Imagine yourself floating out at the beach, leaning up to the blue sky, while lounging in the water.
Instead of turning over and swimming face down, and putting forth all that effort. You decide instead to simply backstroke to where you want to go next!
Why + Philosophy:
I think you can guess where my philosophy is on backcrawl/backstroke based off that intro. It is a more easy going stroke, and used for more recreational purposes. In some cases if a student is having difficulty learning to breathe in frontcrawl, or is too short to stand; Then it is common to teach them to flip on their back, and backstroke until they are ready to go back down.
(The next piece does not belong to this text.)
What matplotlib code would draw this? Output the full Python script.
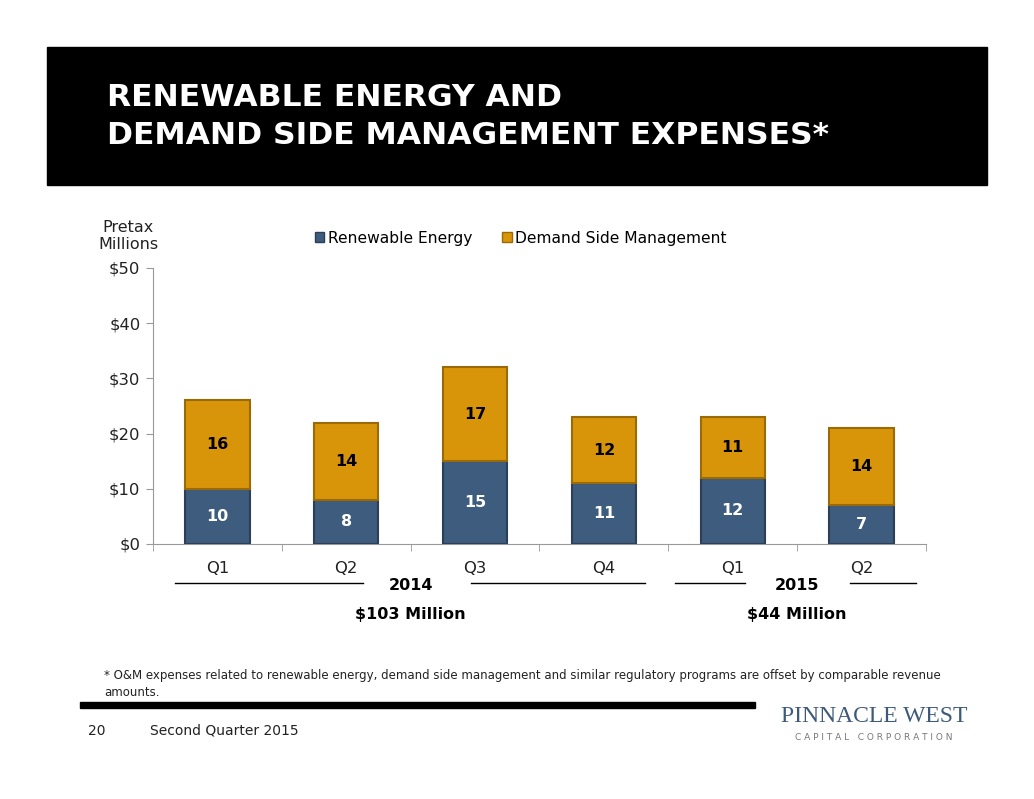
import matplotlib.pyplot as plt
from matplotlib.patches import Rectangle
from matplotlib.lines import Line2D

plt.rcParams['font.family'] = ['Verdana', 'DejaVu Sans']

quarters = ['Q1', 'Q2', 'Q3', 'Q4', 'Q1', 'Q2']
years = ['2014', '2014', '2014', '2014', '2015', '2015']
renewable = [10, 8, 15, 11, 12, 7]
dsm = [16, 14, 17, 12, 11, 14]
y_ticks = [0, 10, 20, 30, 40, 50]

blue = '#3E5C7E'
gold = '#D8950A'

fig = plt.figure(figsize=(10.34, 7.99), dpi=100)

# black title band
fig.patches.append(Rectangle((47 / 1034, 1 - 185 / 799), 940 / 1034, 138 / 799,
                             transform=fig.transFigure, color='black', zorder=0))
fig.text(107 / 1034, 1 - 98 / 799, 'RENEWABLE ENERGY AND', color='white',
         fontsize=22.6, fontweight='bold', va='center')
fig.text(107 / 1034, 1 - 135 / 799, 'DEMAND SIDE MANAGEMENT EXPENSES*', color='white',
         fontsize=22.6, fontweight='bold', va='center')

ax = fig.add_axes([153 / 1034, 1 - 544 / 799, 773 / 1034, 276 / 799])
x = list(range(len(quarters)))
ax.bar(x, renewable, width=0.5, color=blue, edgecolor='#2B4058', linewidth=1.5, zorder=3)
ax.bar(x, dsm, width=0.5, bottom=renewable, color=gold, edgecolor='#9A6A05',
       linewidth=1.5, zorder=3)

for i in x:
    ax.text(i, renewable[i] / 2, str(renewable[i]), ha='center', va='center',
            color='white', fontsize=11.5, fontweight='bold', zorder=4)
    ax.text(i, renewable[i] + dsm[i] / 2, str(dsm[i]), ha='center', va='center',
            color='black', fontsize=11.5, fontweight='bold', zorder=4)

ax.set_xlim(-0.5, len(quarters) - 0.5)
ax.set_ylim(0, 50)
ax.set_yticks(y_ticks)
ax.set_yticklabels(['$%d' % v for v in y_ticks], fontsize=11.8, color='#222222')
ax.set_xticks(x)
ax.set_xticklabels(quarters, fontsize=11.8, color='#222222')
ax.set_xticks([i - 0.5 for i in range(len(quarters) + 1)], minor=True)
ax.tick_params(axis='x', which='major', length=0, pad=12)
ax.tick_params(axis='x', which='minor', length=5, color='#999999')
ax.tick_params(axis='y', length=5, color='#999999', pad=4)
for s in ['top', 'right']:
    ax.spines[s].set_visible(False)
for s in ['left', 'bottom']:
    ax.spines[s].set_color('#999999')

# legend
h1 = Rectangle((0, 0), 1, 1, facecolor=blue, edgecolor='#2B4058')
h2 = Rectangle((0, 0), 1, 1, facecolor=gold, edgecolor='#9A6A05')
fig.legend([h1, h2], ['Renewable Energy', 'Demand Side Management'], loc='center',
           bbox_to_anchor=(521 / 1034, 1 - 238 / 799), ncol=2, frameon=False,
           fontsize=11.2, handlelength=0.6, handleheight=0.6, handletextpad=0.25,
           columnspacing=1.9)

fig.text(128 / 1034, 1 - 236 / 799, 'Pretax\nMillions', ha='center', va='center',
         fontsize=11.5, color='#222222', linespacing=1.1)

# year groups and totals
groups = []
for i, yr in enumerate(years):
    if not groups or groups[-1][0] != yr:
        groups.append([yr, i, i])
    else:
        groups[-1][2] = i

line_spans = {'2014': [(175, 363), (471, 645)], '2015': [(675, 745), (850, 916)]}
for yr, i0, i1 in groups:
    xc = (i0 + i1) / 2
    xf = (153 + (xc + 0.5) * 773 / len(quarters)) / 1034
    fig.text(xf, 1 - 585 / 799, yr, ha='center', va='center', fontsize=11.5,
             fontweight='bold')
    total = sum(renewable[i0:i1 + 1]) + sum(dsm[i0:i1 + 1])
    fig.text(xf, 1 - 615 / 799, '$%d Million' % total, ha='center', va='center',
             fontsize=11.5, fontweight='bold')
    for a, b in line_spans[yr]:
        fig.lines.append(Line2D([a / 1034, b / 1034], [1 - 583 / 799] * 2,
                                transform=fig.transFigure, color='black', lw=1))

fig.text(104 / 1034, 1 - 684 / 799,
         '* O&M expenses related to renewable energy, demand side management and similar '
         'regulatory programs are offset by comparable revenue\namounts.',
         ha='left', va='center', fontsize=8.5, color='#222222', linespacing=1.3)

fig.patches.append(Rectangle((80 / 1034, 1 - 708 / 799), 675 / 1034, 6 / 799,
                             transform=fig.transFigure, color='black'))
fig.text(88 / 1034, 1 - 731 / 799, '20', fontsize=10, va='center', color='#222222')
fig.text(150 / 1034, 1 - 731 / 799, 'Second Quarter 2015', fontsize=10, va='center',
         color='#222222')

fig.text(874 / 1034, 1 - 716 / 799, 'PINNACLE WEST', ha='center', va='center',
         fontsize=17, color='#3D5A7A', family=['Liberation Serif', 'DejaVu Serif'])
fig.text(874 / 1034, 1 - 737 / 799, 'C A P I T A L   C O R P O R A T I O N',
         ha='center', va='center', fontsize=6.5, color='#777777')

fig.savefig('out.png', dpi=100)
While it used in some competitive sports, the stroke itself is among the easier things to do in the water. As you have access to the air, and so the lack of panic that you can get from other strokes. It changes your mindset.
How + Physics:
Don't underestimate it however, the stroke CAN be hard to learn. It is almost contrary to what you learn in other strokes. Instead of face DOWN in the water, you are essentially doing the OPPOSITE direction. Still going down, but with your forehead/top of head instead of chin.
You have to arch your back (like a benchpress position almost), and make sure you are floating at the surface. Or at least that you are hydrodynamic, and not sinking.
Then it comes to the strokes. There are two ways of doing it, and I find that every person leans to one or the other 50/50. Thus when I teach it I test them on both, or teach both quickly, and see which one they do better with.
The first is alternating arms like a frontcrawl, but backwards of course. One arm up, one arm down.
The second is "elementary" backstroke, and that is like butterfly in a way. Where both arms are coming up at once.
What + Psychology:
Since you don't have to worry about holding your breath, sort of, then your likelihood of panicking is far less.
It is still there however, and I think some people forget that!
Your goal is to not sink, whether that is from proper floating, or from momentum it is up to you.
While I might have seemed a bit dismissive at first in this week's newsletter. I do think that this stroke is quite important to learn.
What I often do is teach frontcrawl, then depending on the student teach the breaststroke tangentially. When the student has grasped those two well enough, then I will add the backstroke to the roster. All three go in rotation in a way, with frontcrawl being of a higher priority.
This is advice for people to level up their swimming, or perhaps get started in the first place. While you swim you should make sure you are doing so in a public facility with a lifeguard on duty for safety.